The Madonna of Nicolas van Maelbeke was a large but now lost hinged triptych attributed to Jan van Eyck, thought to have been completed late in his career, perhaps his final work. It is known today through a replica dating to 1757–1760, and several near contemporary silverpoint copies, one by Petrus Christus or his workshop c. 1445 in Vienna, and another by an unknown artist, probably a member of his workshop, which is now in the Germanisches Nationalmuseum in Nuremberg. The original was commissioned by Nicolas Maelbeke for the Saint Martin monastery in Ypres where it was installed in 1445. That the donor is present in the central panel is unusual; typically in mid-15th century triptychs donors would be in an accompanying wing.

The drawings are perfunctory copies of the type routinely carried out by workshop assistants, who were presumably recording the design for later full oil panels.

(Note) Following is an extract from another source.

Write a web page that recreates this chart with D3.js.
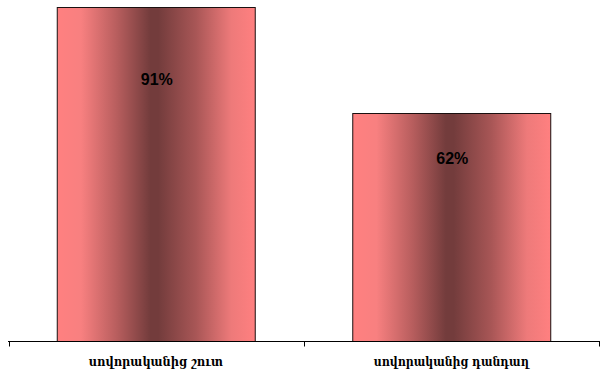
<!DOCTYPE html>
<html>
<head>
<meta charset="utf-8">
<script src="https://cdn.jsdelivr.net/npm/d3@7"></script>
<style>
  html, body { margin: 0; padding: 0; background: #fff; }
  svg { display: block; }
</style>
</head>
<body>
<svg id="chart" width="600" height="371"></svg>
<script>
// Category labels and their percentage values
const categories = ["սովորականից շուտ", "սովորականից դանդաղ"];
const values = [91, 62];
const valueLabels = ["91%", "62%"];

const svg = d3.select("#chart");
const margin = { left: 8, right: 0, top: 7, bottom: 30 };
const width = 600, height = 371;
const baseY = 341;

const x = d3.scaleBand()
  .domain(categories)
  .range([margin.left, width - 1])
  .paddingInner(0.33)
  .paddingOuter(0.165);

const y = d3.scaleLinear()
  .domain([0, 91])
  .range([baseY, margin.top]);

// Horizontal metallic-style gradient for the bars
const defs = svg.append("defs");
const grad = defs.append("linearGradient")
  .attr("id", "barGrad")
  .attr("x1", "0%").attr("x2", "100%").attr("y1", "0%").attr("y2", "0%");
[
  [0, "#ff8080"], [0.12, "#f88080"], [0.3, "#b85e5e"],
  [0.47, "#733c3c"], [0.51, "#733c3c"], [0.7, "#a85656"],
  [0.88, "#ee7a7a"], [1, "#ff8080"]
].forEach(([o, c]) => grad.append("stop").attr("offset", o).attr("stop-color", c));

// Bars
svg.append("g").selectAll("rect")
  .data(categories)
  .join("rect")
  .attr("x", d => x(d) + 0.5)
  .attr("y", (d, i) => Math.round(y(values[i])) + 0.5)
  .attr("width", x.bandwidth())
  .attr("height", (d, i) => baseY - Math.round(y(values[i])))
  .attr("fill", "url(#barGrad)")
  .attr("stroke", "#1a1010")
  .attr("stroke-width", 1);

// Value labels inside the bars
svg.append("g").selectAll("text")
  .data(categories)
  .join("text")
  .attr("x", d => x(d) + x.bandwidth() / 2 + 1)
  .attr("y", (d, i) => y(values[i] * 0.742) - 8)
  .attr("text-anchor", "middle")
  .attr("font-family", "Liberation Sans, Arial, sans-serif")
  .attr("font-weight", "bold")
  .attr("font-size", "16px")
  .attr("fill", "#000")
  .text((d, i) => valueLabels[i]);

// Category axis along the baseline
const axisG = svg.append("g").attr("transform", `translate(0,${baseY + 0.5})`);
axisG.append("line")
  .attr("x1", margin.left).attr("x2", width)
  .attr("stroke", "#000");
const tickXs = [margin.left + 0.5, (margin.left + width - 1) / 2, width - 1];
axisG.selectAll("line.tick")
  .data(tickXs)
  .join("line")
  .attr("class", "tick")
  .attr("x1", d => Math.round(d) + 0.5).attr("x2", d => Math.round(d) + 0.5)
  .attr("y1", 0).attr("y2", 5)
  .attr("stroke", "#000");

const labelWidths = [134, 155];
axisG.selectAll("text")
  .data(categories)
  .join("text")
  .attr("x", d => x(d) + x.bandwidth() / 2)
  .attr("y", 24)
  .attr("text-anchor", "middle")
  .attr("font-family", "DejaVu Serif, serif")
  .attr("font-weight", "bold")
  .attr("font-size", "13px")
  .attr("textLength", (d, i) => labelWidths[i])
  .attr("lengthAdjust", "spacingAndGlyphs")
  .attr("fill", "#000")
  .text(d => d);
</script>
</body>
</html>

In the 18th century copy, the virgin stands in a cathedral with a vaulted ceiling dressed in a scarlet mantle. She holds the Christ Child in her arms as the donor Nicolas Maelbeke kneels before her. He wears a richly embroidered green cope and holds a book of hours in his right hand and a scepter in his left. The wing panels contain scenes related to the Immaculate Conception, including representations of the burning bush, Gideon, Ezekiel and Aaron's rod. When closed, the 18th century copy's exterior wings show a grisaille depiction of the vision of Ara Coeli.

==Sources==
- Ainsworth, Maryan. Petrus Christus: Renaissance Master of Bruges. New York: Metropolitan Museum of Art, 1994. ISBN 0-8109-6482-1.
- Van Puyvelde, Leo. "Jan van Eyck's Last Work". The Burlington Magazine for Connoisseurs, Volume 56, No. 322, January 1930.